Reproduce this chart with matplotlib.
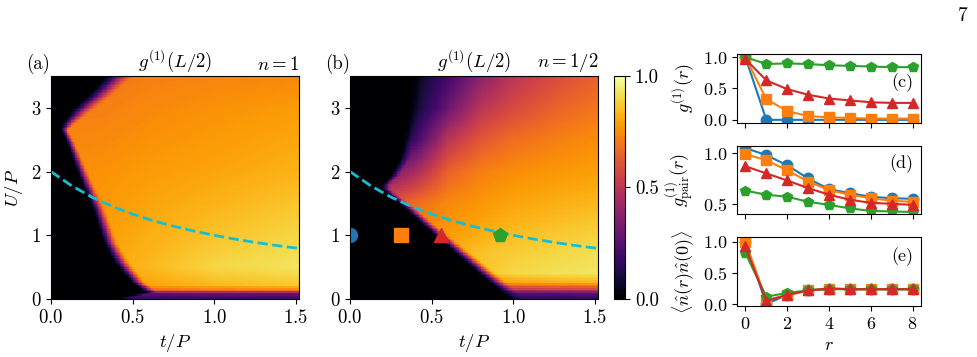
import numpy as np
import matplotlib
matplotlib.use("Agg")
from matplotlib import pyplot as plt

plt.rcParams['font.family'] = 'serif'
plt.rcParams['font.serif'] = ['cmr10']
plt.rcParams['mathtext.fontset'] = 'cm'
plt.rcParams['axes.unicode_minus'] = False
plt.rcParams['axes.formatter.use_mathtext'] = True

# ---- heat map (a): n = 1 ----
# left edge of the non-black region (t where it turns on) and its softness
a_edge_U = [0.0, 0.1, 0.25, 0.57, 0.88, 1.41, 1.93, 2.19, 2.45, 2.66, 2.77, 2.98, 3.24, 3.5]
a_edge_t = [0.45, 0.61, 0.53, 0.43, 0.36, 0.29, 0.20, 0.16, 0.12, 0.08, 0.11, 0.19, 0.31, 0.41]
a_edge_w = [0.09, 0.10, 0.10, 0.11, 0.10, 0.09, 0.08, 0.07, 0.06, 0.05, 0.10, 0.15, 0.18, 0.20]
# value of g1 right of the edge
a_grid_t = [0.0, 0.3, 0.6, 1.0, 1.52]
a_grid_U = [0.0, 0.08, 0.13, 0.2, 0.5, 1.0, 2.0, 3.0, 3.5]
a_grid_v = [[0.15, 0.17, 0.18, 0.19, 0.20],
            [0.28, 0.28, 0.28, 0.29, 0.30],
            [0.60, 0.60, 0.66, 0.70, 0.72],
            [0.75, 0.76, 0.80, 0.84, 0.87],
            [0.78, 0.80, 0.84, 0.90, 0.93],
            [0.77, 0.78, 0.82, 0.86, 0.90],
            [0.75, 0.76, 0.78, 0.80, 0.83],
            [0.72, 0.72, 0.74, 0.76, 0.78],
            [0.70, 0.70, 0.72, 0.73, 0.74]]

# ---- heat map (b): n = 1/2 ----
b_edge_U = [0.0, 0.15, 0.36, 0.62, 0.88, 1.09, 1.41, 1.72, 1.80, 1.93, 2.19, 2.71, 3.5]
b_edge_t = [1.00, 0.95, 0.85, 0.73, 0.61, 0.51, 0.37, 0.22, 0.22, 0.27, 0.33, 0.37, 0.41]
b_edge_w = [0.12, 0.12, 0.12, 0.11, 0.10, 0.09, 0.08, 0.06, 0.06, 0.07, 0.08, 0.08, 0.08]
b_grid_t = [0.2, 0.4, 0.6, 0.8, 1.0, 1.25, 1.52]
b_grid_U = [0.0, 0.08, 0.15, 0.25, 0.4, 0.7, 1.0, 1.5, 2.0, 2.5, 3.0, 3.5]
b_grid_v = [[0.10, 0.12, 0.14, 0.15, 0.16, 0.17, 0.18],
            [0.20, 0.22, 0.24, 0.25, 0.26, 0.26, 0.27],
            [0.45, 0.48, 0.50, 0.52, 0.54, 0.56, 0.58],
            [0.70, 0.72, 0.75, 0.78, 0.80, 0.82, 0.84],
            [0.75, 0.78, 0.82, 0.86, 0.90, 0.92, 0.93],
            [0.75, 0.78, 0.82, 0.86, 0.88, 0.90, 0.92],
            [0.70, 0.74, 0.78, 0.82, 0.85, 0.87, 0.89],
            [0.60, 0.68, 0.74, 0.77, 0.80, 0.82, 0.84],
            [0.30, 0.45, 0.65, 0.72, 0.75, 0.77, 0.79],
            [0.05, 0.20, 0.50, 0.62, 0.68, 0.72, 0.75],
            [0.00, 0.08, 0.30, 0.50, 0.58, 0.65, 0.70],
            [0.00, 0.05, 0.20, 0.38, 0.50, 0.58, 0.65]]

# dashed curve
curve_t = [0.0, 0.125, 0.25, 0.375, 0.5, 0.625, 0.75, 0.875, 1.0, 1.125, 1.25, 1.375, 1.52]
curve_U = [2.0, 1.78, 1.60, 1.455, 1.333, 1.23, 1.143, 1.067, 1.0, 0.941, 0.889, 0.842, 0.794]

# points marked in (b)
pts_t = [0.0, 0.31, 0.92, 0.56]
pts_U = [1.0, 1.0, 1.0, 1.0]
markers = ['o', 's', 'p', '^']
colors = ['tab:blue', 'tab:orange', 'tab:green', 'tab:red']

# ---- right panels ----
r = np.arange(9)
g1 = [[1.0, 0.0, 0.0, 0.0, 0.0, 0.0, 0.0, 0.0, 0.0],
      [1.0, 0.33, 0.14, 0.06, 0.04, 0.03, 0.02, 0.02, 0.02],
      [1.0, 0.89, 0.90, 0.89, 0.87, 0.86, 0.85, 0.84, 0.84],
      [0.97, 0.63, 0.49, 0.40, 0.34, 0.31, 0.28, 0.27, 0.27]]
g1pair = [[1.05, 0.98, 0.88, 0.75, 0.645, 0.605, 0.57, 0.555, 0.55],
          [0.99, 0.93, 0.83, 0.72, 0.635, 0.59, 0.555, 0.53, 0.52],
          [0.63, 0.59, 0.57, 0.52, 0.49, 0.455, 0.43, 0.425, 0.42],
          [0.87, 0.80, 0.73, 0.655, 0.59, 0.54, 0.51, 0.50, 0.49]]
nn = [[1.0, 0.0, 0.15, 0.22, 0.25, 0.24, 0.24, 0.24, 0.24],
      [1.0, 0.07, 0.14, 0.22, 0.25, 0.24, 0.24, 0.24, 0.24],
      [0.82, 0.12, 0.18, 0.22, 0.24, 0.24, 0.24, 0.24, 0.24],
      [0.93, 0.05, 0.15, 0.22, 0.25, 0.24, 0.24, 0.24, 0.24]]


def field(edge_U, edge_t, edge_w, gt, gU, gv, tt, UU):
    gv = np.array(gv)
    # value map: interp along t for every grid row, then along U
    rows = np.array([np.interp(tt, gt, row) for row in gv])
    bg = np.array([np.interp(UU, gU, rows[:, j]) for j in range(len(tt))]).T
    et = np.interp(UU, edge_U, edge_t)
    ew = np.interp(UU, edge_U, edge_w)
    s = np.clip((tt[None, :] - et[:, None]) / ew[:, None] + 0.5, 0, 1)
    s = s * s * (3 - 2 * s)
    return bg * s


tt = np.linspace(0, 1.52, 305)
UU = np.linspace(0, 3.5, 141)
img_a = field(a_edge_U, a_edge_t, a_edge_w, a_grid_t, a_grid_U, a_grid_v, tt, UU)
img_b = field(b_edge_U, b_edge_t, b_edge_w, b_grid_t, b_grid_U, b_grid_v, tt, UU)

fig = plt.figure(figsize=(9.78, 3.57), dpi=100)
ax_a = fig.add_axes([0.0521, 0.1625, 0.2536, 0.6246])
ax_b = fig.add_axes([0.3579, 0.1625, 0.2536, 0.6246])
cax = fig.add_axes([0.6278, 0.1625, 0.0113, 0.6246])

fs = 13.5
for ax, img, lab, nlab in [(ax_a, img_a, '(a)', '$n=1$'), (ax_b, img_b, '(b)', '$n=1/2$')]:
    im = ax.imshow(img, origin='lower', extent=[0, 1.52, 0, 3.5], aspect='auto',
                   cmap='inferno', vmin=0, vmax=1, interpolation='nearest')
    ax.plot(curve_t, curve_U, '--', color='tab:cyan', lw=2)
    ax.set_xlim(0, 1.52)
    ax.set_ylim(0, 3.5)
    ax.set_xticks([0, 0.5, 1.0, 1.5])
    ax.set_yticks([0, 1, 2, 3])
    ax.tick_params(labelsize=fs)
    ax.set_xlabel('$t/P$', fontsize=fs)
    ax.text(-0.1, 1.01, lab, transform=ax.transAxes, fontsize=fs, va='bottom', ha='left')
    ax.text(0.5, 1.01, '$g^{(1)}(L/2)$', transform=ax.transAxes, fontsize=fs, va='bottom', ha='center')
    ax.text(1.0, 1.01, nlab, transform=ax.transAxes, fontsize=fs, va='bottom', ha='right')
ax_a.set_ylabel('$U/P$', fontsize=fs)

for i in range(4):
    ax_b.plot(pts_t[i], pts_U[i], marker=markers[i], color=colors[i], ms=10, ls='none')

cb = fig.colorbar(im, cax=cax, ticks=[0, 0.5, 1.0])
cb.ax.tick_params(labelsize=fs)
cb.ax.set_yticklabels(['0.0', '0.5', '1.0'])

ax_c = fig.add_axes([0.7536, 0.6555, 0.1881, 0.1933])
ax_d = fig.add_axes([0.7536, 0.4006, 0.1881, 0.1905], sharex=ax_c)
ax_e = fig.add_axes([0.7536, 0.1429, 0.1881, 0.1933], sharex=ax_c)

fs2 = 13
for ax, data, lab, ylab, ly in [(ax_c, g1, '(c)', '$g^{(1)}(r)$', 0.58),
                                (ax_d, g1pair, '(d)', '$g^{(1)}_{\\rm pair}(r)$', 0.74),
                                (ax_e, nn, '(e)', '$\\langle\\hat{n}(r)\\hat{n}(0)\\rangle$', 0.71)]:
    for i in range(4):
        ax.plot(r, data[i], marker=markers[i], color=colors[i], ms=7.5, lw=1.5)
    ax.text(0.96, ly, lab, transform=ax.transAxes, fontsize=fs2, ha='right', va='center')
    ax.set_ylabel(ylab, fontsize=fs2)
    ax.tick_params(labelsize=fs2)

ax_c.set_ylim(-0.05, 1.05)
ax_c.set_yticks([0, 0.5, 1.0])
ax_d.set_ylim(0.4, 1.07)
ax_d.set_yticks([0.5, 1.0])
ax_e.set_ylim(-0.03, 1.08)
ax_e.set_yticks([0, 0.5, 1.0])
ax_e.set_xticks([0, 2, 4, 6, 8])
plt.setp(ax_c.get_xticklabels(), visible=False)
plt.setp(ax_d.get_xticklabels(), visible=False)
ax_e.set_xlabel('$r$', fontsize=fs2)

fig.text(0.989, 0.955, '7', fontsize=14, ha='right', va='center')

fig.savefig('out.png', dpi=100)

════════════════

[STATED GOAL] Leave the pictures out and reproduce exactly the lines from the top of the listing above through the line with "[0.70, 0.70, 0.72, 0.73, 0.74]]".

[SOLUTION BELOW]
Reproduce this chart with matplotlib.
import numpy as np
import matplotlib
matplotlib.use("Agg")
from matplotlib import pyplot as plt

plt.rcParams['font.family'] = 'serif'
plt.rcParams['font.serif'] = ['cmr10']
plt.rcParams['mathtext.fontset'] = 'cm'
plt.rcParams['axes.unicode_minus'] = False
plt.rcParams['axes.formatter.use_mathtext'] = True

# ---- heat map (a): n = 1 ----
# left edge of the non-black region (t where it turns on) and its softness
a_edge_U = [0.0, 0.1, 0.25, 0.57, 0.88, 1.41, 1.93, 2.19, 2.45, 2.66, 2.77, 2.98, 3.24, 3.5]
a_edge_t = [0.45, 0.61, 0.53, 0.43, 0.36, 0.29, 0.20, 0.16, 0.12, 0.08, 0.11, 0.19, 0.31, 0.41]
a_edge_w = [0.09, 0.10, 0.10, 0.11, 0.10, 0.09, 0.08, 0.07, 0.06, 0.05, 0.10, 0.15, 0.18, 0.20]
# value of g1 right of the edge
a_grid_t = [0.0, 0.3, 0.6, 1.0, 1.52]
a_grid_U = [0.0, 0.08, 0.13, 0.2, 0.5, 1.0, 2.0, 3.0, 3.5]
a_grid_v = [[0.15, 0.17, 0.18, 0.19, 0.20],
            [0.28, 0.28, 0.28, 0.29, 0.30],
            [0.60, 0.60, 0.66, 0.70, 0.72],
            [0.75, 0.76, 0.80, 0.84, 0.87],
            [0.78, 0.80, 0.84, 0.90, 0.93],
            [0.77, 0.78, 0.82, 0.86, 0.90],
            [0.75, 0.76, 0.78, 0.80, 0.83],
            [0.72, 0.72, 0.74, 0.76, 0.78],
            [0.70, 0.70, 0.72, 0.73, 0.74]]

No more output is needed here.